We recently had the privilege of attending Vivek Kundra’s talk when he spoke at the University of Washington. We found his assessment of federal government information technology issues to be refreshingly frank. After his talk we had a chance to bring up the issue of data quality in historical datasets. His response was encouragingly realistic.
For those who don’t know, Vivek Kundra is Chief Information Officer of the Obama Administration and is the driving force behind the Data.gov initiative described in a previous post: Reinventing the Wheel at Data.gov. In that post we complained that Data.gov was simply another new website providing links to agency data without any discipline specific evaluation of the data that was being served up. This is a complaint we still level against that initiative but Kundra’s recent talk at the UW gave us a sense of what he is up against with a very limited set of resources.

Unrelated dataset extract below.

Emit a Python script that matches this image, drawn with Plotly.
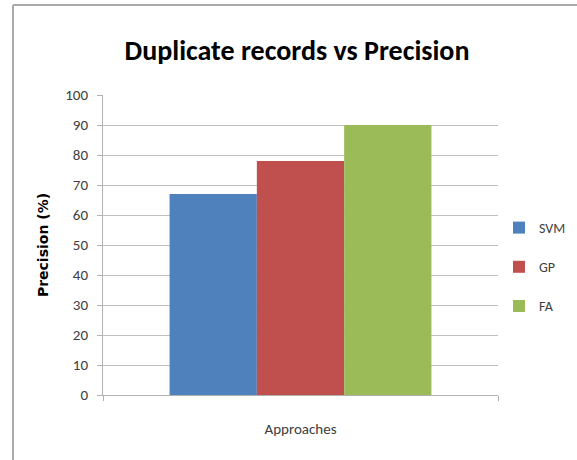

Other’s have captured ideas from his talk in some detail:
- Notes from Federal CIO Vivek Kundra talk at UW
- Vivek Kundra Outlines Ambitious Government Plans for I.T.
From our perspective, the take home messages were the following:
- Identifying and getting feedback from real ‘customers’, not just project managers, is key to developing useful tools.
- The government needs to pull the plug on IT projects that are going nowhere.
- Making more data open and available to the public with channels for feedback is the only realistic way to improve data quality.
If you want to get a sense of the man and his ideas you can watch a video of his talk. Our question and his response on the topic of data quality in historical datasets begins at 1:00:03.
We were pleased that his response acknowledged the sorry state of some historical data. Refreshingly, his solution is not to set up an expensive government program to ‘fix’ the bad data — we’ve been down that road before. Instead, he believes the only hope is to daylight government data sets and crowdsource the solution.
Now this is a solution that we can get behind!
- make public versions of data available as soon as possible
- open a channel for the public, the ultimate ‘customers’, to provide feedback on data quality and usability issues
- have an individual who’s main job is to improve the quality, completeness and usability of datasets generated by their department
We know that many agencies are used to going their own way with respect to managing their data. And we believe that the needs of research require special tools and systems. However, we also believe that there is no excuse for delaying access to public versions of agency data which should be made as early as possible. And these public versions need not require extensive software engineering — don’t let perfect be the enemy of good. For many, many government datasets, a simple CSV version of the data would go a long way toward making the data more useful.
(You might be surprised to find out how many complicated SQL schema’s ultimately boil down to a single row vs. column table. We’ll save that as the topic for a future post.)
Best Hopes for common sense data management.